_Dataset excerpt_.
────────────────

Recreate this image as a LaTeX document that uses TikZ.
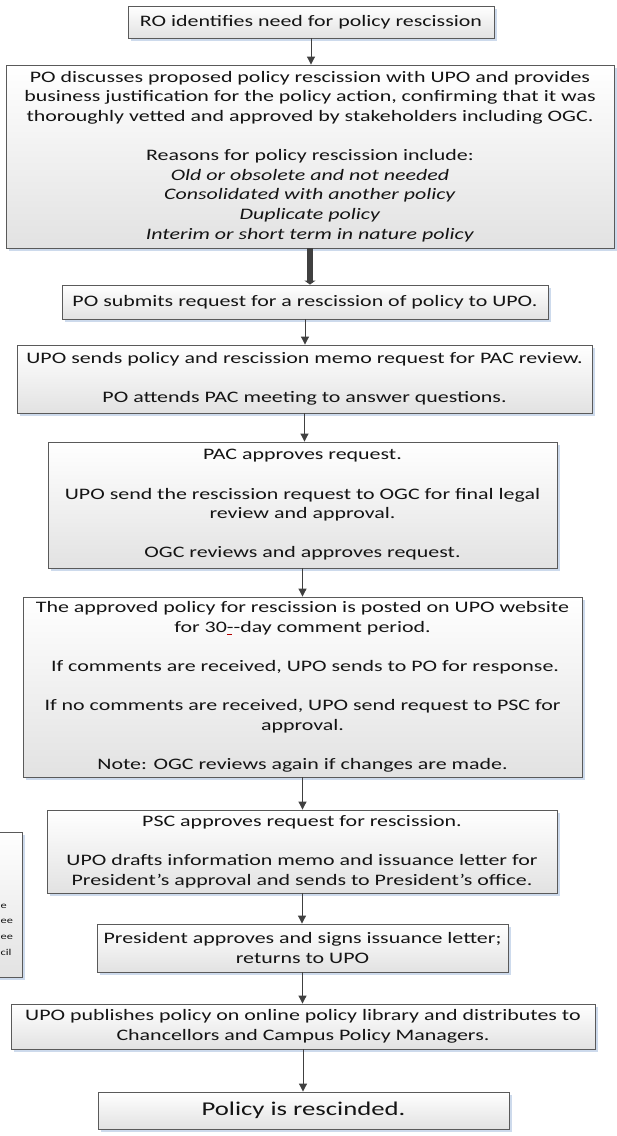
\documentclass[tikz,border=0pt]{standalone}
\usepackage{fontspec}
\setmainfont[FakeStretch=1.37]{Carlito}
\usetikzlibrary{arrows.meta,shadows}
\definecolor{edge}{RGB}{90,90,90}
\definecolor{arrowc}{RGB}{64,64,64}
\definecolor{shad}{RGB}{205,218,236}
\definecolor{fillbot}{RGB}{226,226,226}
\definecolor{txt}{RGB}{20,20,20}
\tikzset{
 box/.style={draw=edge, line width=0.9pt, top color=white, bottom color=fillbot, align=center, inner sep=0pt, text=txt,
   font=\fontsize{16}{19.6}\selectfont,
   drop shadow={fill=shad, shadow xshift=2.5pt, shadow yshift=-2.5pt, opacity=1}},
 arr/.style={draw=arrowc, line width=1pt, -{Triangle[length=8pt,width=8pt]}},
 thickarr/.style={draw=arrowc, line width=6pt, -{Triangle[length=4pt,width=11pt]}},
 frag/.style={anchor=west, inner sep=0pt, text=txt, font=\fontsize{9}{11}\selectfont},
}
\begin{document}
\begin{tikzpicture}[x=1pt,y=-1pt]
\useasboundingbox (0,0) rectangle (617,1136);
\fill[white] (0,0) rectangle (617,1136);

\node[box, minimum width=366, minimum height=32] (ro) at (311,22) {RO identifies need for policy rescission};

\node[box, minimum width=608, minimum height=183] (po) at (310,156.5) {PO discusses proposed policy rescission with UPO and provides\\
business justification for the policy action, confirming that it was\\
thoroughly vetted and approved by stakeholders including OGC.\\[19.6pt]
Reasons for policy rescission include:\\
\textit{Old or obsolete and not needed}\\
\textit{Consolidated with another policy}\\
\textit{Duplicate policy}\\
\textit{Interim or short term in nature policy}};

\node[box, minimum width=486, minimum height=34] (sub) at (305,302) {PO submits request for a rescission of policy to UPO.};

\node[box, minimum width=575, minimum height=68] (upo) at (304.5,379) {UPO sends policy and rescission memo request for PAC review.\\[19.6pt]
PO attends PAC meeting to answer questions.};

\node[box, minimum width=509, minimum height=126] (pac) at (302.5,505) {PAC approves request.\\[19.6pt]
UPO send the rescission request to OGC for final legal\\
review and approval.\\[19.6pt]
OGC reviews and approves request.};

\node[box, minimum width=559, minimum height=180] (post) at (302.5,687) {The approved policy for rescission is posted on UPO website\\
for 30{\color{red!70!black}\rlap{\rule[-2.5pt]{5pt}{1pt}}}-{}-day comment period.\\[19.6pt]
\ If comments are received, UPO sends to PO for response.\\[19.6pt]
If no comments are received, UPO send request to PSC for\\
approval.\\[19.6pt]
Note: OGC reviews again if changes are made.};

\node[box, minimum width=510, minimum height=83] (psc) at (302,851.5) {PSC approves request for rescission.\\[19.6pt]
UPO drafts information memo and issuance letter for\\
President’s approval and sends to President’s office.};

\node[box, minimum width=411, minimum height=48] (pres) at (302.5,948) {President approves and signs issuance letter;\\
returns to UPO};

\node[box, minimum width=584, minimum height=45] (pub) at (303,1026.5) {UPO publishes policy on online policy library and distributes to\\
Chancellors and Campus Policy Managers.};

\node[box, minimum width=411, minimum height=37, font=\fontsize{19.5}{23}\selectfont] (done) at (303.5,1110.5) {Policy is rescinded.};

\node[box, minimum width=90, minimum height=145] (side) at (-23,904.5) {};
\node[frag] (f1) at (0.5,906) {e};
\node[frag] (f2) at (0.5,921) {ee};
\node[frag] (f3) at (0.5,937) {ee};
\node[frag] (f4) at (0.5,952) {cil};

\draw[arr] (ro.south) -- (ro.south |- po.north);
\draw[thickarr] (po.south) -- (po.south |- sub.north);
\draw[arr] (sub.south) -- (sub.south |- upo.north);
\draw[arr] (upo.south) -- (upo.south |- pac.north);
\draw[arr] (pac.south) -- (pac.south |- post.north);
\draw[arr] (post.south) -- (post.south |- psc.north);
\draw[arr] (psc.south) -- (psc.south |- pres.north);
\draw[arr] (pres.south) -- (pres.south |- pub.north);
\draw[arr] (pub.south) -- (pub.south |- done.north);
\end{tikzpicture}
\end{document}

────────────────

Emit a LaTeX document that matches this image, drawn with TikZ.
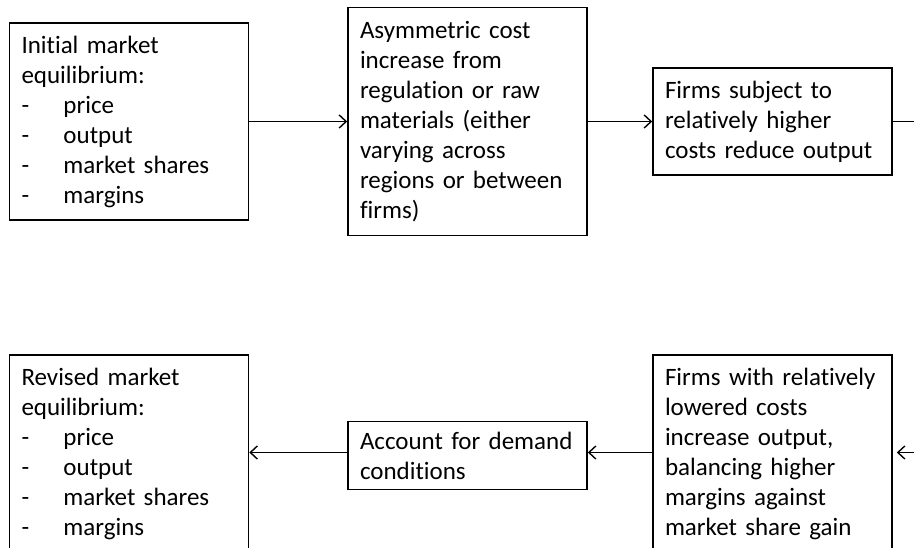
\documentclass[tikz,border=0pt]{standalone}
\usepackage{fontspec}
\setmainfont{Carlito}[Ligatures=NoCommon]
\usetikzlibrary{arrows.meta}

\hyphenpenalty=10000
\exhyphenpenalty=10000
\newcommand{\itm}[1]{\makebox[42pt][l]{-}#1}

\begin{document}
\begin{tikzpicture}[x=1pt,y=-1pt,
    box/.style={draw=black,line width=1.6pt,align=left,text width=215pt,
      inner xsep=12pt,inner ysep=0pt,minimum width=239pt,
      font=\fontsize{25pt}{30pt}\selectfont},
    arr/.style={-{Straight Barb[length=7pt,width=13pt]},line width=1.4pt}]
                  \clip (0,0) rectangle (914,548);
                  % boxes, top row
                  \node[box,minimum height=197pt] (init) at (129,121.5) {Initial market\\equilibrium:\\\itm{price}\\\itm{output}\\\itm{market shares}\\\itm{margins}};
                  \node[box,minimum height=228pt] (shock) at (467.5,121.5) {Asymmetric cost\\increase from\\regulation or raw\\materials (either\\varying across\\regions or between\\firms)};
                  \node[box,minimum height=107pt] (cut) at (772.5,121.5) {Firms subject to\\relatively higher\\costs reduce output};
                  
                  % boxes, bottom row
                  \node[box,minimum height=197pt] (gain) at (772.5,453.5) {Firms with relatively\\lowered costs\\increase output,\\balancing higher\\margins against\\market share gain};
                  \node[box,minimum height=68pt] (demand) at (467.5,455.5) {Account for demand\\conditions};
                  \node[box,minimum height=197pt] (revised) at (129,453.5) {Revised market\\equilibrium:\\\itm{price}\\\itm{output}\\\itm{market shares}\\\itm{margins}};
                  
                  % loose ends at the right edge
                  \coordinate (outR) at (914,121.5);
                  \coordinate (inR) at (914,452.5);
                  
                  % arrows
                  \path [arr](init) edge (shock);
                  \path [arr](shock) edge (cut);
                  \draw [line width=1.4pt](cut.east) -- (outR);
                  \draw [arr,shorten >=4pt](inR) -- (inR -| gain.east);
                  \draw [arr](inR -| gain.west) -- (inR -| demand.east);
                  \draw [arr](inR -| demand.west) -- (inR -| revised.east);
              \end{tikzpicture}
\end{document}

────────────────

_GIVEN TASK_.
Using the listing above, repeat word for word each line from the one with "Emit a LaTeX" down to the one with "height=107pt] (cut) at", both included. Omit all pictures.

_TASK RESPONSE_.
Emit a LaTeX document that matches this image, drawn with TikZ.
\documentclass[tikz,border=0pt]{standalone}
\usepackage{fontspec}
\setmainfont{Carlito}[Ligatures=NoCommon]
\usetikzlibrary{arrows.meta}

\hyphenpenalty=10000
\exhyphenpenalty=10000
\newcommand{\itm}[1]{\makebox[42pt][l]{-}#1}

\begin{document}
\begin{tikzpicture}[x=1pt,y=-1pt,
    box/.style={draw=black,line width=1.6pt,align=left,text width=215pt,
      inner xsep=12pt,inner ysep=0pt,minimum width=239pt,
      font=\fontsize{25pt}{30pt}\selectfont},
    arr/.style={-{Straight Barb[length=7pt,width=13pt]},line width=1.4pt}]
                  \clip (0,0) rectangle (914,548);
                  % boxes, top row
                  \node[box,minimum height=197pt] (init) at (129,121.5) {Initial market\\equilibrium:\\\itm{price}\\\itm{output}\\\itm{market shares}\\\itm{margins}};
                  \node[box,minimum height=228pt] (shock) at (467.5,121.5) {Asymmetric cost\\increase from\\regulation or raw\\materials (either\\varying across\\regions or between\\firms)};
                  \node[box,minimum height=107pt] (cut) at (772.5,121.5) {Firms subject to\\relatively higher\\costs reduce output};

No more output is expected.